Stated goal:
Search the material for the string "React" and copy each line where it occurs.

┌─ Data records

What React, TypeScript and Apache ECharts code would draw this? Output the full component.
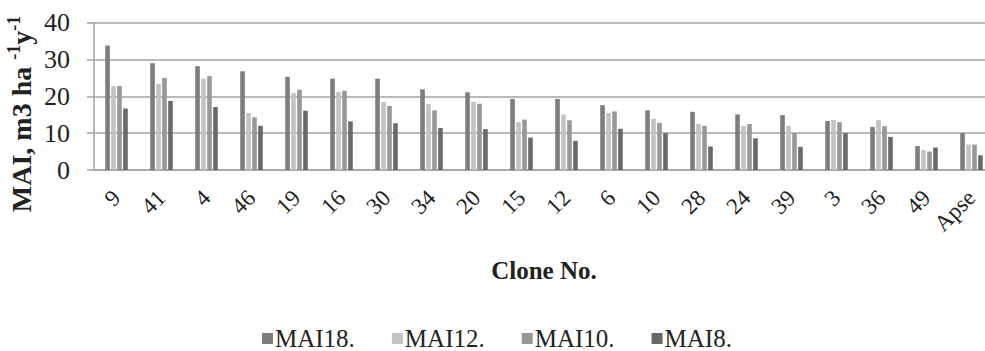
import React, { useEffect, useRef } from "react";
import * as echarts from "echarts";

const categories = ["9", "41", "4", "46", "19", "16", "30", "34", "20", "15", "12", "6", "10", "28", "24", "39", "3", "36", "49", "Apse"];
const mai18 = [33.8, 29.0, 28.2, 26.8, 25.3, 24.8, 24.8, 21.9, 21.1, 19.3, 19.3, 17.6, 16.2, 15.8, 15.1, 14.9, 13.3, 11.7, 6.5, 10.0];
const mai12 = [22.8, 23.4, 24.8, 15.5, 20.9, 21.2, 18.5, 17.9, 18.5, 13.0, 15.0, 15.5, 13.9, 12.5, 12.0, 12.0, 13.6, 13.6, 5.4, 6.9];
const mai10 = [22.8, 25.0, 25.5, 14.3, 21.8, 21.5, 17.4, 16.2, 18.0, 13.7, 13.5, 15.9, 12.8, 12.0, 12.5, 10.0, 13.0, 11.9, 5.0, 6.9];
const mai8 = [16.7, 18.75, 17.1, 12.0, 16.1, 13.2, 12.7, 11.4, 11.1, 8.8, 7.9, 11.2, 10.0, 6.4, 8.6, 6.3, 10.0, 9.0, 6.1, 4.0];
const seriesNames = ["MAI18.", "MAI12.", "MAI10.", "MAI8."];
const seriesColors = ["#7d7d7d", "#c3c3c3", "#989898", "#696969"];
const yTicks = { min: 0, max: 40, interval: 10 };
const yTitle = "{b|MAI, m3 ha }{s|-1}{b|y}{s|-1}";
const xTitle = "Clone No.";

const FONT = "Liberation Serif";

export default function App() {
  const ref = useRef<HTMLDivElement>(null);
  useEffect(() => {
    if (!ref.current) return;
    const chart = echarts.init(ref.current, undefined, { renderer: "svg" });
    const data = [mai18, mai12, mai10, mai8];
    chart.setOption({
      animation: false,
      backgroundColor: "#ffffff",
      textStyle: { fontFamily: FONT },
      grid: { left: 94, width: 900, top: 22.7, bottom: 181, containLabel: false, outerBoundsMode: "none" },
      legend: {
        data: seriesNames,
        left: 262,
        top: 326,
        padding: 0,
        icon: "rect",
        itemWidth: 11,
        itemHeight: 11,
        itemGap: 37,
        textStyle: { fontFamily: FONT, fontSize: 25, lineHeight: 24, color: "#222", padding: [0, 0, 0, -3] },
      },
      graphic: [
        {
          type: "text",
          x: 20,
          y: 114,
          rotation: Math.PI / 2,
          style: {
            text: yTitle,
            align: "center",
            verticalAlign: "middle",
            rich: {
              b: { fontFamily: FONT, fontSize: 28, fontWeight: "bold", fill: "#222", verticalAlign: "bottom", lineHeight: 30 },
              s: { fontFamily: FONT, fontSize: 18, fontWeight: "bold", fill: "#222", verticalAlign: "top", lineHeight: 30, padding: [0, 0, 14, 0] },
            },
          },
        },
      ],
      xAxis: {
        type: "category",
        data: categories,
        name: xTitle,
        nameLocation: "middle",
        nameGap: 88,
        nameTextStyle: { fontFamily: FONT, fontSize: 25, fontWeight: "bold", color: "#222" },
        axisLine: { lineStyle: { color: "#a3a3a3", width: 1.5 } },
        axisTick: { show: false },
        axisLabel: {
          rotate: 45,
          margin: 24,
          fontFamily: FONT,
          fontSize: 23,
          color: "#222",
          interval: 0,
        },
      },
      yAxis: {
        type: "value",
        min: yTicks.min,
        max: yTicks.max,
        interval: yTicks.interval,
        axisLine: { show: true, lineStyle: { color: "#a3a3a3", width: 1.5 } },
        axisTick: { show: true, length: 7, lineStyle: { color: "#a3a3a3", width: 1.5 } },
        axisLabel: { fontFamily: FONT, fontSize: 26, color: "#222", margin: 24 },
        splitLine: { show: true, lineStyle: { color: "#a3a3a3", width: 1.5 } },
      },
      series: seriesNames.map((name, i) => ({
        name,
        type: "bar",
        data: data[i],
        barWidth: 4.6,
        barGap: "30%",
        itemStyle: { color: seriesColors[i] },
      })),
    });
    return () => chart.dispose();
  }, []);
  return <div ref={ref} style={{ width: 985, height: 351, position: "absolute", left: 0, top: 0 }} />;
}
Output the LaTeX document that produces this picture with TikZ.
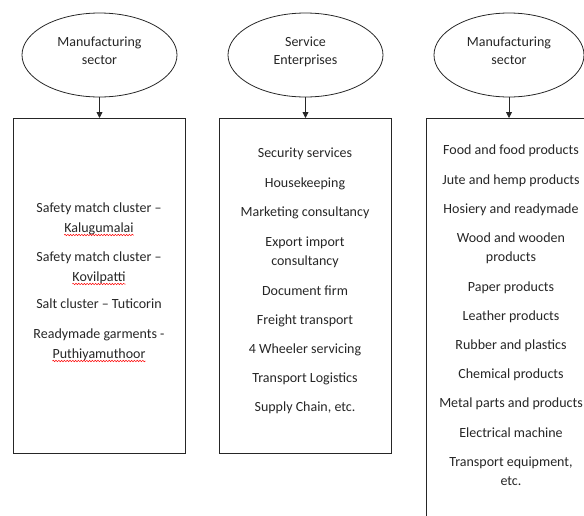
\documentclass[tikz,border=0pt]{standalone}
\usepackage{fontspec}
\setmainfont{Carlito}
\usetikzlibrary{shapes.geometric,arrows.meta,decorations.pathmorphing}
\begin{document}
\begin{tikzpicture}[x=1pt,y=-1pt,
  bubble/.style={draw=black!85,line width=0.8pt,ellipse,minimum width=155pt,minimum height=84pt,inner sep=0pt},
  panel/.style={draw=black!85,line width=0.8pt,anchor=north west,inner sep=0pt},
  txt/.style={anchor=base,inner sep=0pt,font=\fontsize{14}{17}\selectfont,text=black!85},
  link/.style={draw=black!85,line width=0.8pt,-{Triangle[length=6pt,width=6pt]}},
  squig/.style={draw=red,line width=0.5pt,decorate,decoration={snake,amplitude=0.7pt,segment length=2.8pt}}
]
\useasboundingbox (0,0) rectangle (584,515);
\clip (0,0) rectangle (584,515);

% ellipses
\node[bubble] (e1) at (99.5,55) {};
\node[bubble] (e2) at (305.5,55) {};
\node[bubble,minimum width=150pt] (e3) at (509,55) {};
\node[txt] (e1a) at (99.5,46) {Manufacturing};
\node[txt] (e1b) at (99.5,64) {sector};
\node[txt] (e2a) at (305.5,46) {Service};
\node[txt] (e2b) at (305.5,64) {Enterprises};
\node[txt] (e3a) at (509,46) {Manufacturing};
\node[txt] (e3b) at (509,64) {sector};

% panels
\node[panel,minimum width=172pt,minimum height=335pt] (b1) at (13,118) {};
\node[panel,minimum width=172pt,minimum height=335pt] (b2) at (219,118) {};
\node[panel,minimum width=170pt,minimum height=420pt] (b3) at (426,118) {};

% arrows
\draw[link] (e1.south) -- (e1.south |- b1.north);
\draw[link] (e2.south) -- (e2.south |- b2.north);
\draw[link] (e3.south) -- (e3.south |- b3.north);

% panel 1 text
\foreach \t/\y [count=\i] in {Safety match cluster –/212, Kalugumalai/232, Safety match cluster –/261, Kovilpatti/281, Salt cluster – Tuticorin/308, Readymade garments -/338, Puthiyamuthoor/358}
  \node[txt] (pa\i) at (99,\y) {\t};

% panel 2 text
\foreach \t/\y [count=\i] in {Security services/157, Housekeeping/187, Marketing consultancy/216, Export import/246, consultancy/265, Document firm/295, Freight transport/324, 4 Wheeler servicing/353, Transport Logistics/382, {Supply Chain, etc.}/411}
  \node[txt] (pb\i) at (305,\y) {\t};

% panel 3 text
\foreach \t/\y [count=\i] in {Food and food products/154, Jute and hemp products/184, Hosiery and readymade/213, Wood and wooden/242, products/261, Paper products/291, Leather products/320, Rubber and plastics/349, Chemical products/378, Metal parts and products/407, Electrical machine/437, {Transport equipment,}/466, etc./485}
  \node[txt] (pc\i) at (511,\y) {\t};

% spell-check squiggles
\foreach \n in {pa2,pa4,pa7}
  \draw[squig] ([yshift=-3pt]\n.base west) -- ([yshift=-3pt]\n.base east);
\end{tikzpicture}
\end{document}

└─

Finished task:
What React, TypeScript and Apache ECharts code would draw this? Output the full component.
import React, { useEffect, useRef } from "react";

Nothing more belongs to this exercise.